Bupropion offers many benefits to those trying to quit. Because bupropion treatment must be initiated before the quit attempt, it prepares a smoker's body for the actual stress of quitting. Many people like bupropion because it is an alternative to traditional nicotine replacement, or because they have previously tried NRT without success. Further, this therapy comes in the form of a twice-daily pill, which is an easy regimen to follow. Another benefit of bupropion is that the side effects are minimal. The most common side effects are insomnia (in 35-40% of users) and dry mouth (10%). Users can minimize the risk of insomnia by abstaining from a dose near bedtime or by taking it much earlier in the afternoon or evening (though doses should be taken in intervals of at least 8 hours). Less common side effects include shakiness, skin irritations, headaches, and dizziness.

The major drawback of bupropion is that people with a history of seizures or eating disorders and those taking a monoamine oxidase (MAO) inhibitor or another medication containing bupropion (such as Wellbutrin to treat depression) should not use bupropion for smoking cessation purposes. In addition, similar to recommendations for NRTs, pregnant and lactating women should be encouraged to quit first and consider bupropion only when the prospect of quitting without it is minimal. Although there is no evidence of danger to a fetus or nursing infant, women who are pregnant or lactating should check with a physician prior to starting this or any other medication. The average cost of bupropion is approximately $4.00 per day, plus any necessary doctor's or prescribing fee.

Second-Line Medications

There are also two second-line medications that may be helpful to smokers clonidine and nortryptyline in addition to or instead of nicotine replacement therapy. Second-line medications have evidence of being effective in helping smokers to quit; however they are not FDA-approved specifically for tobacco dependence treatment and have an increased potential for side effects compared to first-line therapies. These treatments should be explored on a case-by-case basis and only after first-line medications have been utilized and determined ineffective.
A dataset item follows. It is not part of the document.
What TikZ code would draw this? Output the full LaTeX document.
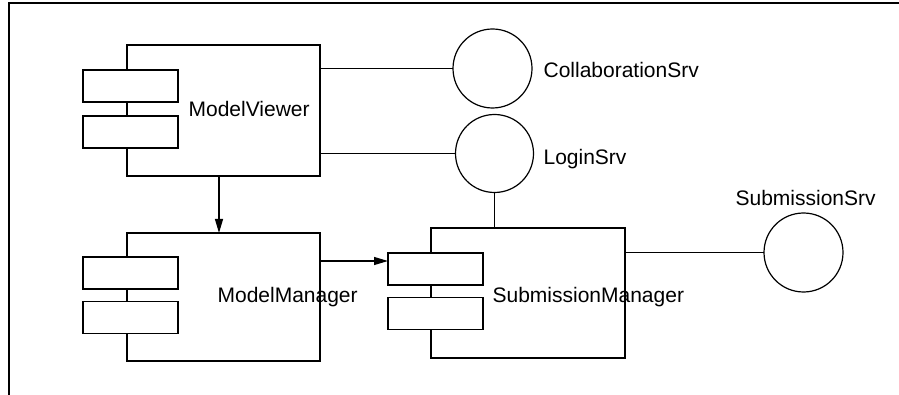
\documentclass[tikz,border=0pt]{standalone}
\usepackage{fontspec}
\setmainfont{Liberation Sans}
\usetikzlibrary{positioning, arrows.meta}

\tikzset{
  comp/.style={draw, line width=1.2pt, inner sep=0pt, outer sep=0pt, minimum width=193pt, minimum height=130pt},
  port/.style={draw, fill=white, line width=1.2pt, inner sep=0pt, outer sep=0pt, minimum width=95pt, minimum height=32pt},
  iface/.style={draw, circle, line width=1.2pt, inner sep=0pt, outer sep=0pt, minimum size=79pt},
  lbl/.style={anchor=base west, inner sep=0pt, font=\fontsize{21}{25}\selectfont},
}

\begin{document}
\begin{tikzpicture}[x=1pt, y=-1pt, line width=1.2pt]
          \useasboundingbox (0,0) rectangle (899,395);
          \draw (9,395) -- (9,3) -- (899,3);

          \begin{scope}
            \node (mv) [comp, minimum height=131pt] at (223.5,110.5) {};
            \node (mvA) [port] at (130.5,86) {};
            \node (mvB) [port] at (130.5,132) {};
            \node (mvLbl) [lbl] at (188,117) {ModelViewer};

            \node (mm) [comp, minimum height=128pt] at (223.5,297) {};
            \node (mmA) [port] at (130.5,273) {};
            \node (mmB) [port] at (130.5,317.5) {};

            \node (sm) [comp, minimum width=194pt] at (528,293) {};
            \node (smA) [port] at (435.5,269) {};
            \node (smB) [port] at (435.5,313.5) {};

            \node (mmLbl) [lbl] at (217,302) {ModelManager};
            \node (smLbl) [lbl] at (492,302) {SubmissionManager};
          \end{scope}

          \begin{scope}
            \node (collab) [iface] at (492.5,68.5) {};
            \node (login) [iface, minimum size=78pt] at (494.5,153.5) {};
            \node (subsrv) [iface] at (803.5,252.5) {};
            \node (collabLbl) [lbl] at (543,78) {CollaborationSrv};
            \node (loginLbl) [lbl] at (543,165) {LoginSrv};
            \node (subsrvLbl) [lbl] at (735,206) {SubmissionSrv};
          \end{scope}

          \coordinate (mvOut) at ([xshift=-4.5pt]mv.south);
          \coordinate (mmOut) at ([yshift=-28pt]mm.north east);

          \draw (collab.west) -- (collab.west -| mv.east);
          \draw (login.west) -- (login.west -| mv.east);
          \draw (login.south) -- (login.south |- sm.north);
          \draw (subsrv.west) -- (subsrv.west -| sm.east);

          \begin{scope}[-{Triangle[length=14pt,width=8pt]}]
            \draw (mvOut) -- (mvOut |- mm.north);
            \draw (mmOut) -- (mmOut -| smA.west);
          \end{scope}
        \end{tikzpicture}
\end{document}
As with first-line therapies, pregnant and lactating women should first be encouraged to quit without pharmacologic treatment and to use these medications only if the chances of quitting without them are minimal.

Clonidine (Catapres)

Clonidine is a prescription medication used primarily for treating high blood pressure. However, studies show that clonidine can be effective in treating tobacco dependence and nearly doubles quit rates compared to placebo. Clonidine can be administered orally or via a skin patch, and although an official dosing regimen for smoking cessation has not been established, the preliminary recommendation is 0.10 mg daily, increasing by 0.10 mg/day per week if needed, for 3-10 weeks. Users should begin the medication 3 days prior to quitting. Users should not stop taking clonidine abruptly because side effects such as dry mouth, drowsiness, dizziness, headaches, and sedation may occur. Rebound hypertension (rapid increase in blood pressure) may occur if the medication is stopped abruptly. Instead, users should taper the dose over a period of a few days before discontinuing treatment. The average cost of clonidine is $0.24 per day.

Nortriptyline HCI (Aventyl, Pamelor)

This prescription medication is FDA-approved as an antidepressant. Like bupropion, which is also an antidepressant, it has been shown to be effective in helping smokers quit. Treatment is initiated 10 to 28 days prior to quitting, at a recommended dosage of 25 mg per day initially, increasing to 75-100 mg per day, for a duration of 12 weeks. Common side effects include sedation, dry mouth, blurred vision, urinary retention, lightheadedness, and shaky hands. Because of the sedative effect of nortriptyline, users should take extra caution while driving and operating machinery. Also, because this medication increases the risk of arrhythmias, patients with cardiovascular disease should discuss the use of nortriptyline thoroughly with their doctors. The risk of overdose is high and the drug may produce cardiotoxic effects. The average cost is $0.74 per day.